Tums, can you post a link to the food that was medicated? (or what you did to medicate the fish)
Esshup here you can order medicated feed thru the local coop. I mostly used the Terramycin sinking feed with channel catfish.
UF Medicated Feed (1995) Tums
Where would you find medicated feed?
Pat I can order my medicated sinking feed thru the local farmer coop here. It comes in 50# bags. The only 2 types of medicated I ever used are on the link I posted for Esshup. The sinking feed takes a lot longer than the floating feed to get out of the fishes system (you are supposed to wait like a month for consumption of fish). I already feed a mix of sinking and floating feed. The biggest reason I mix it 50/50 is that I can see that fish are still feeding (not to sick to feed) and it is what they are somewhat used to.
When you used medicated feed did you know exactly what pathogen you were dealing with or was this a it can't hurt approach.
I can't imagine adding enough salt to a pond to have a therapeutic effect. Even my 1/10th acre ponds would take a few hundred pounds of salt.
Cecil understand most of my experience is in a high density CC environment.

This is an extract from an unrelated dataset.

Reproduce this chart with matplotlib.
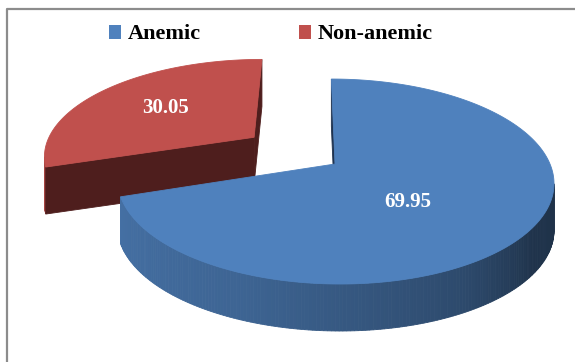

First the most important thing to due if you are going to feed medicated is start the treatment even before you have a official diagnoses. If you wait for the 100% diagnoses the fish may have got to sick to feed adequately on the medicated feed. That saving a few dollars on medicated feed then just got really expensive.

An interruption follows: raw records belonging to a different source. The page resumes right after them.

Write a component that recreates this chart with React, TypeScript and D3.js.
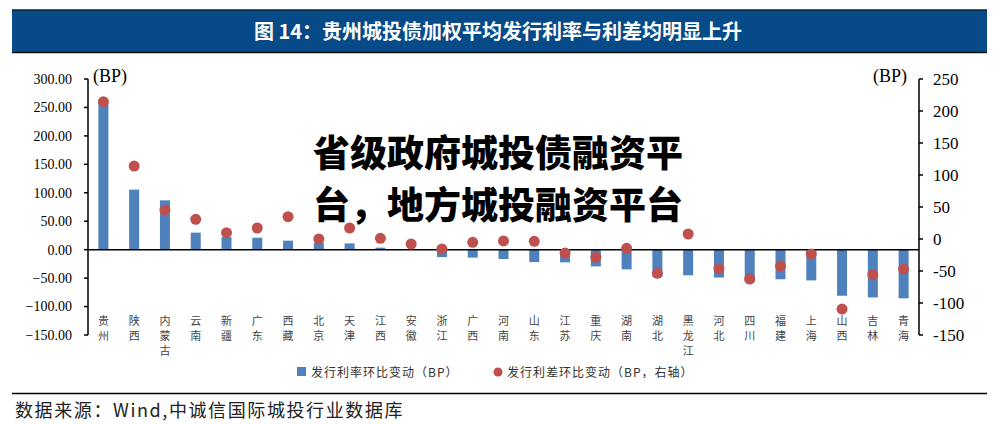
import React from "react";
import * as d3 from "d3";

const categories = ["贵州","陕西","内蒙古","云南","新疆","广东","西藏","北京","天津","江西","安徽","浙江","广西","河南","山东","江苏","重庆","湖南","湖北","黑龙江","河北","四川","福建","上海","山西","吉林","青海"];
const rateChange = [257,105.5,86.7,29.9,22,21,15.8,12,11,3.5,1,-13,-14,-16.5,-21.8,-22.3,-29.4,-34.6,-48,-45,-49,-57,-52,-54,-81,-84,-85.5];
const spreadChange = [214.5,114,45.3,30.7,9.9,17.2,34.9,0,17.2,1,-7.8,-15.6,-5.2,-3.1,-3.6,-21.9,-28.6,-14.6,-53.6,7.8,-46.4,-62.5,-42.2,-23.4,-109.4,-55.8,-46.9];
const leftTicks = [300,250,200,150,100,50,0,-50,-100,-150];
const rightTicks = [250,200,150,100,50,0,-50,-100,-150];
const titleText = "图 14：贵州城投债加权平均发行利率与利差均明显上升";
const overlayLines = ["省级政府城投债融资平", "台，地方城投融资平台"];
const legendLabels = ["发行利率环比变动（BP）", "发行利差环比变动（BP，右轴）"];
const sourceText = "数据来源：Wind,中诚信国际城投行业数据库";

const W = 993, H = 424;
const left = 88, right = 919, top = 79, bottom = 335;
const BLUE = "#4F81BD", RED = "#C0504D";
const CJK = "'Noto Sans CJK SC', 'Noto Sans', sans-serif";
const SERIF = "'Liberation Serif', 'DejaVu Serif', serif";

export default function App() {
  const x = d3.scaleBand<string>().domain(categories).range([left, right]).paddingInner(0.675).paddingOuter(0.3375);
  const yL = d3.scaleLinear().domain([-150, 300]).range([bottom, top]);
  const yR = d3.scaleLinear().domain([-150, 250]).range([bottom, top]);
  const fmt = d3.format(".2f");
  const bw = x.bandwidth();
  const cx = (c: string) => (x(c) as number) + bw / 2;

  return (
    <svg width={W} height={H} style={{ position: "absolute", left: 0, top: 0, background: "#fff" }}>
      {/* title bar */}
      <rect x={12} y={9.5} width={975} height={43} fill="#074A88" />
      <line x1={12} x2={987} y1={10} y2={10} stroke="#111" strokeWidth={1} />
      <line x1={12} x2={987} y1={52.5} y2={52.5} stroke="#111" strokeWidth={1.5} />
      <text x={498} y={38.5} textAnchor="middle" fill="#fff" fontFamily={CJK} fontWeight={700} fontSize={20}>{titleText}</text>

      {/* bars */}
      {categories.map((c, i) => {
        const v = rateChange[i];
        const y0 = yL(Math.max(0, v)), y1 = yL(Math.min(0, v));
        return <rect key={c} x={x(c)} y={y0} width={bw} height={y1 - y0} fill={BLUE} />;
      })}

      {/* zero line */}
      <line x1={left} x2={right} y1={yL(0)} y2={yL(0)} stroke="#000" strokeWidth={1.5} />

      {/* left axis */}
      <line x1={left} x2={left} y1={top} y2={bottom} stroke="#000" strokeWidth={1.5} />
      {leftTicks.map(t => (
        <g key={"l" + t}>
          <line x1={left - 4} x2={left} y1={yL(t)} y2={yL(t)} stroke="#000" strokeWidth={1.5} />
          <text x={72} y={yL(t)} dy="0.35em" textAnchor="end" fontFamily={SERIF} fontSize={14} fill="#000">{fmt(t)}</text>
        </g>
      ))}
      <text x={93} y={82} fontFamily={SERIF} fontSize={18} fill="#000">(BP)</text>

      {/* right axis */}
      <line x1={right} x2={right} y1={top} y2={bottom} stroke="#000" strokeWidth={1.5} />
      {rightTicks.map(t => (
        <g key={"r" + t}>
          <line x1={right} x2={right + 4} y1={yR(t)} y2={yR(t)} stroke="#000" strokeWidth={1.5} />
          <text x={933} y={yR(t)} dy="0.35em" textAnchor="start" fontFamily={SERIF} fontSize={17} fill="#000">{t}</text>
        </g>
      ))}
      <text x={907} y={82} textAnchor="end" fontFamily={SERIF} fontSize={18} fill="#000">(BP)</text>

      {/* dots */}
      {categories.map((c, i) => (
        <circle key={"d" + c} cx={cx(c)} cy={yR(spreadChange[i])} r={5.5} fill={RED} />
      ))}

      {/* category labels */}
      {categories.map(c => (
        <text key={"c" + c} x={cx(c)} y={325} textAnchor="middle" fontFamily={CJK} fontSize={11} fill="#444">
          {Array.from(c).map((ch, k) => (
            <tspan key={k} x={cx(c)} y={325 + k * 15}>{ch}</tspan>
          ))}
        </text>
      ))}

      {/* legend */}
      <rect x={297} y={367} width={9} height={9} fill={BLUE} />
      <text x={311} y={376.5} fontFamily={CJK} fontSize={12} letterSpacing={1} fill="#333">{legendLabels[0]}</text>
      <circle cx={498} cy={372} r={4.5} fill={RED} />
      <text x={507} y={376.5} fontFamily={CJK} fontSize={12} letterSpacing={1} fill="#333">{legendLabels[1]}</text>

      {/* overlay */}
      {overlayLines.map((l, i) => (
        <text key={"o" + i} x={313} y={167 + i * 52} fontFamily={CJK} fontWeight={900} fontSize={37} fill="#000">{l}</text>
      ))}

      {/* footer */}
      <line x1={12} x2={987} y1={393.5} y2={393.5} stroke="#000" strokeWidth={1.5} />
      <text x={15} y={417} fontFamily={CJK} fontSize={18} letterSpacing={1.6} fill="#222">{sourceText}</text>
    </svg>
  );
}
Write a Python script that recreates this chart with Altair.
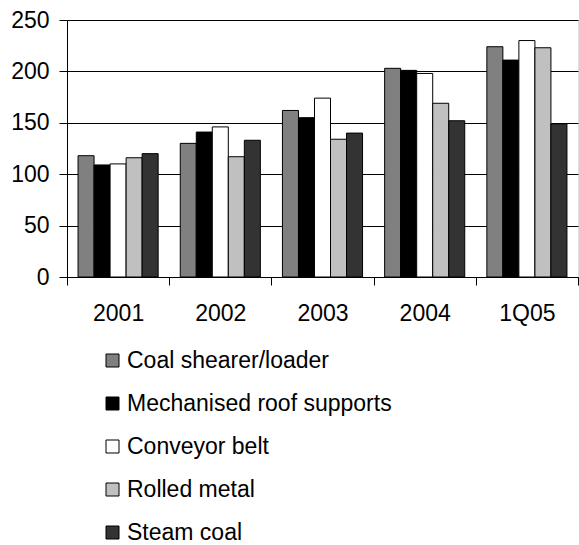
import altair as alt
import pandas as pd

# Price index by equipment/commodity type, per year
periods = ["2001", "2002", "2003", "2004", "1Q05"]
series = [
    "Coal shearer/loader",
    "Mechanised roof supports",
    "Conveyor belt",
    "Rolled metal",
    "Steam coal",
]
coal_shearer = [118, 130, 162, 203, 224]
roof_supports = [109, 141, 155, 201, 211]
conveyor_belt = [110, 146, 174, 198, 230]
rolled_metal = [116, 117, 134, 169, 223]
steam_coal = [120, 133, 140, 152, 149]
colors = ["#808080", "#000000", "#ffffff", "#c0c0c0", "#333333"]

values = [coal_shearer, roof_supports, conveyor_belt, rolled_metal, steam_coal]
rows = []
for name, vals in zip(series, values):
    for p, v in zip(periods, vals):
        rows.append({"period": p, "series": name, "value": v})
df = pd.DataFrame(rows)

font = "Liberation Sans"
fsize = 23

chart = (
    alt.Chart(df)
    .mark_bar(stroke="black", strokeWidth=1)
    .encode(
        x=alt.X(
            "period:N",
            sort=periods,
            title=None,
            scale=alt.Scale(paddingInner=0, paddingOuter=0),
            axis=alt.Axis(
                labelAngle=0,
                tickBand="extent",
                tickSize=8,
                tickColor="black",
                domainColor="black",
                labelFontSize=fsize,
                labelFont=font,
                labelColor="black",
                labelPadding=17,
                grid=False,
            ),
        ),
        xOffset=alt.XOffset(
            "series:N",
            sort=series,
            scale=alt.Scale(paddingInner=0, paddingOuter=0.69),
        ),
        y=alt.Y(
            "value:Q",
            title=None,
            scale=alt.Scale(domain=[0, 250], nice=False),
            axis=alt.Axis(
                values=[0, 50, 100, 150, 200, 250],
                tickSize=8,
                tickColor="black",
                domainColor="black",
                gridColor="black",
                gridOpacity=1,
                labelFontSize=fsize,
                labelFont=font,
                labelColor="black",
                labelPadding=10,
            ),
        ),
        fill=alt.Fill(
            "series:N",
            sort=series,
            scale=alt.Scale(domain=series, range=colors),
            legend=alt.Legend(
                title=None,
                orient="none",
                legendX=34,
                legendY=329,
                direction="vertical",
                symbolType="square",
                symbolSize=169,
                symbolStrokeColor="black",
                symbolStrokeWidth=1,
                labelFontSize=fsize,
                labelFont=font,
                labelColor="black",
                labelLimit=0,
                labelOffset=3,
                rowPadding=19,
                padding=0,
            ),
        ),
    )
    .properties(
        width=511,
        height=257,
        autosize=alt.AutoSizeParams(type="none"),
        padding={"left": 67, "top": 20, "right": 1, "bottom": 268},
    )
    .configure_view(stroke=None)
    .configure(background="white")
)

chart.save("out.html", embed_options={"renderer": "svg", "actions": False})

Cecil that is a misconception of using salt. Salt can help even on the PPM scale. Say your 1/10 acre pond had 1 acre feet of water (or 10 ft deep avg) and you have a Brown Blood disease problem. Your NO2 is 10 PPM & CI is 20 PPM. You would only need to add 45# of salt to prevent some fish from getting BBD or 180# to treat it. I am not saying I use salt as a dip to treat fish. Salt in lower levels can help prevent disease from spreading just like an aspirin can help prevent a heart attack. Also note using salt all the time will make disease also build up a immunity. Salt in aquaculture is a friend.